### [Aim of the task]
Print the entries below exactly as they appear, from the first line up to and including the line with "legend=False, ax=ax)". Do not print any pictures.
··········
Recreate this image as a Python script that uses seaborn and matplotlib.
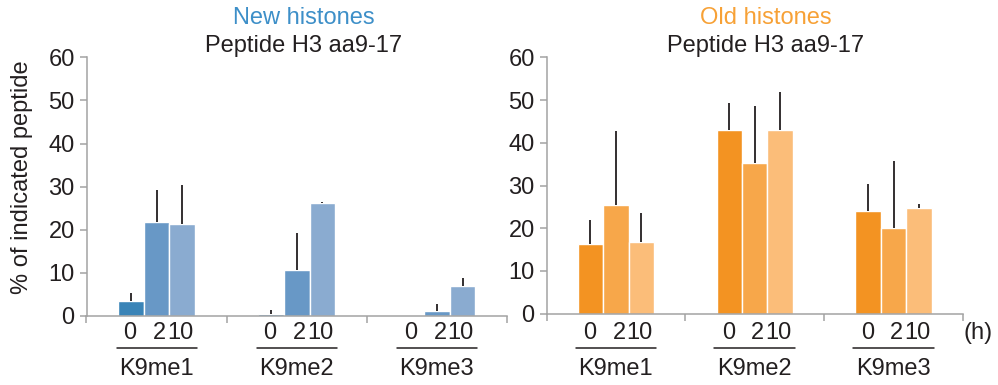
import numpy as np
import pandas as pd
import matplotlib
matplotlib.use("Agg")
import matplotlib.pyplot as plt
import matplotlib.transforms as mtransforms
from matplotlib.lines import Line2D
import seaborn as sns

# --- data -------------------------------------------------------------
marks = ["K9me1", "K9me2", "K9me3"]
times = ["0", "2", "10"]

new_0h = [3.5, 0.4, 0.0]
new_0h_sd = [1.9, 0.9, np.nan]
new_2h = [21.7, 10.6, 1.1]
new_2h_sd = [7.5, 8.6, 1.6]
new_10h = [21.4, 26.1, 6.9]
new_10h_sd = [8.9, 0.4, 1.8]

old_0h = [16.3, 43.0, 24.1]
old_0h_sd = [5.6, 6.2, 6.3]
old_2h = [25.5, 35.3, 20.1]
old_2h_sd = [17.3, 13.3, 15.6]
old_10h = [16.7, 43.0, 24.8]
old_10h_sd = [6.9, 8.9, 0.8]

new_colors = ["#3a84b7", "#6898c6", "#8aabd0"]
old_colors = ["#f39322", "#f7a74a", "#fbbd79"]

TEXT = "#231f20"
GREY = "#a3a3a3"
FS = 17


def long_table(series, sds):
    rows = []
    for t, vals, errs in zip(times, series, sds):
        for m, v, e in zip(marks, vals, errs):
            rows.append({"mark": m, "time": t, "value": v, "sd": e})
    return pd.DataFrame(rows)


df_new = long_table([new_0h, new_2h, new_10h], [new_0h_sd, new_2h_sd, new_10h_sd])
df_old = long_table([old_0h, old_2h, old_10h], [old_0h_sd, old_2h_sd, old_10h_sd])

sns.set_style("ticks")
plt.rcParams["font.family"] = ["Liberation Sans", "DejaVu Sans"]

W, H = 998, 385
fig = plt.figure(figsize=(W / 100, H / 100), dpi=100)


def px_axes(x0, x1, y_top, y_bottom):
    return fig.add_axes([x0 / W, 1 - y_bottom / H, (x1 - x0) / W, (y_bottom - y_top) / H])


ax_new = px_axes(86.5, 507, 57.3, 316)
ax_old = px_axes(546.5, 963, 57.3, 313.7)


def draw_panel(ax, df, colors, heading, heading_color, title_x, label_offsets, ul_half):
    sns.barplot(data=df, x="mark", y="value", hue="time", order=marks,
                hue_order=times, palette=colors, width=0.55, saturation=1,
                errorbar=None, edgecolor="white", linewidth=1.0,
                legend=False, ax=ax)

    # one-sided SD bars on top of every column
    for t, cont in zip(times, ax.containers):
        sub = df[df["time"] == t].set_index("mark").loc[marks]
        for patch, sd in zip(cont.patches, sub["sd"].values):
            if np.isnan(sd):
                continue
            xc = patch.get_x() + patch.get_width() / 2
            top = patch.get_height()
            ax.vlines(xc, top, top + sd, color=TEXT, lw=1.3, zorder=3)

    ax.set_xlim(-0.5, 2.5)
    ax.set_ylim(0, 60)
    ax.set_yticks(range(0, 61, 10))
    ax.set_xticks([-0.5, 0.5, 1.5, 2.5], labels=[""] * 4)
    ax.set_xlabel("")
    ax.set_ylabel("")
    for s in ("top", "right"):
        ax.spines[s].set_visible(False)
    for s in ("left", "bottom"):
        ax.spines[s].set_color(GREY)
        ax.spines[s].set_linewidth(1.1)
    ax.tick_params(axis="both", colors=GREY, width=1.1, length=5,
                   labelsize=FS, labelcolor=TEXT, pad=3.5)

    # time labels, underline and modification label under each group
    tr = mtransforms.blended_transform_factory(ax.transData, fig.transFigure)
    for gi, m in enumerate(marks):
        for t, off in zip(times, label_offsets):
            ax.text(gi + off, 1 - 339 / H, t, transform=tr, ha="center",
                    va="baseline", fontsize=FS, color=TEXT)
        ax.add_line(Line2D([gi - ul_half, gi + ul_half], [1 - 348.3 / H] * 2,
                           transform=tr, color=TEXT, lw=1.1, clip_on=False))
        ax.text(gi, 1 - 375 / H, m, transform=tr, ha="center", va="baseline",
                fontsize=FS, color=TEXT)

    fig.text(title_x / W, 1 - 24 / H, heading, ha="center", va="baseline",
             fontsize=FS, color=heading_color)
    fig.text(title_x / W, 1 - 51.7 / H, "Peptide H3 aa9-17", ha="center",
             va="baseline", fontsize=FS, color=TEXT)


draw_panel(ax_new, df_new, new_colors, "New histones", "#3d8fc8", 303.5,
           [-0.19, 0.022, 0.17], 0.285)
draw_panel(ax_old, df_old, old_colors, "Old histones", "#f7a136", 765.5,
           [-0.19, 0.022, 0.17], 0.29)

fig.text(978 / W, 1 - 339 / H, "(h)", ha="center", va="baseline",
         fontsize=FS, color=TEXT)
fig.text(22 / W, 1 - 177.5 / H, "% of indicated peptide", rotation=90,
         ha="center", va="center", fontsize=FS, color=TEXT)

fig.savefig("out.png", dpi=100)
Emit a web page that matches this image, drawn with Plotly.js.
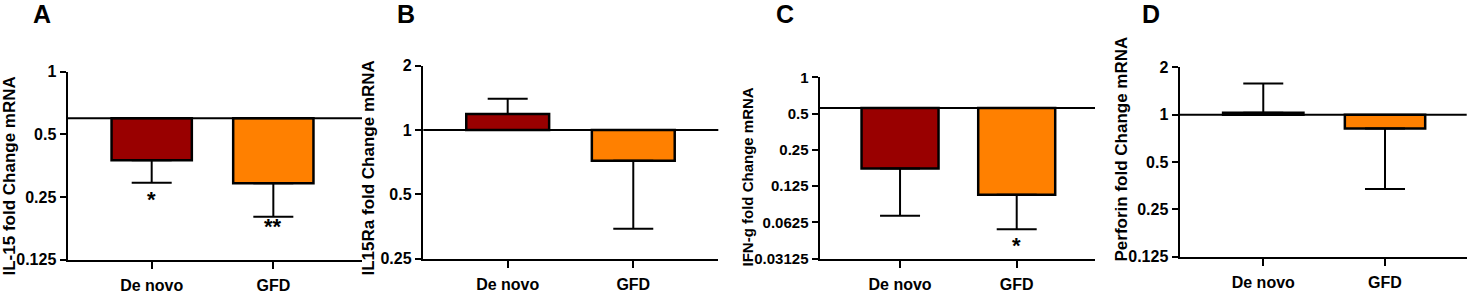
··········
### [The reply]
Recreate this image as a Python script that uses seaborn and matplotlib.
import numpy as np
import pandas as pd
import matplotlib
matplotlib.use("Agg")
import matplotlib.pyplot as plt
import matplotlib.transforms as mtransforms
from matplotlib.lines import Line2D
import seaborn as sns

# --- data -------------------------------------------------------------
marks = ["K9me1", "K9me2", "K9me3"]
times = ["0", "2", "10"]

new_0h = [3.5, 0.4, 0.0]
new_0h_sd = [1.9, 0.9, np.nan]
new_2h = [21.7, 10.6, 1.1]
new_2h_sd = [7.5, 8.6, 1.6]
new_10h = [21.4, 26.1, 6.9]
new_10h_sd = [8.9, 0.4, 1.8]

old_0h = [16.3, 43.0, 24.1]
old_0h_sd = [5.6, 6.2, 6.3]
old_2h = [25.5, 35.3, 20.1]
old_2h_sd = [17.3, 13.3, 15.6]
old_10h = [16.7, 43.0, 24.8]
old_10h_sd = [6.9, 8.9, 0.8]

new_colors = ["#3a84b7", "#6898c6", "#8aabd0"]
old_colors = ["#f39322", "#f7a74a", "#fbbd79"]

TEXT = "#231f20"
GREY = "#a3a3a3"
FS = 17


def long_table(series, sds):
    rows = []
    for t, vals, errs in zip(times, series, sds):
        for m, v, e in zip(marks, vals, errs):
            rows.append({"mark": m, "time": t, "value": v, "sd": e})
    return pd.DataFrame(rows)


df_new = long_table([new_0h, new_2h, new_10h], [new_0h_sd, new_2h_sd, new_10h_sd])
df_old = long_table([old_0h, old_2h, old_10h], [old_0h_sd, old_2h_sd, old_10h_sd])

sns.set_style("ticks")
plt.rcParams["font.family"] = ["Liberation Sans", "DejaVu Sans"]

W, H = 998, 385
fig = plt.figure(figsize=(W / 100, H / 100), dpi=100)


def px_axes(x0, x1, y_top, y_bottom):
    return fig.add_axes([x0 / W, 1 - y_bottom / H, (x1 - x0) / W, (y_bottom - y_top) / H])


ax_new = px_axes(86.5, 507, 57.3, 316)
ax_old = px_axes(546.5, 963, 57.3, 313.7)


def draw_panel(ax, df, colors, heading, heading_color, title_x, label_offsets, ul_half):
    sns.barplot(data=df, x="mark", y="value", hue="time", order=marks,
                hue_order=times, palette=colors, width=0.55, saturation=1,
                errorbar=None, edgecolor="white", linewidth=1.0,
                legend=False, ax=ax)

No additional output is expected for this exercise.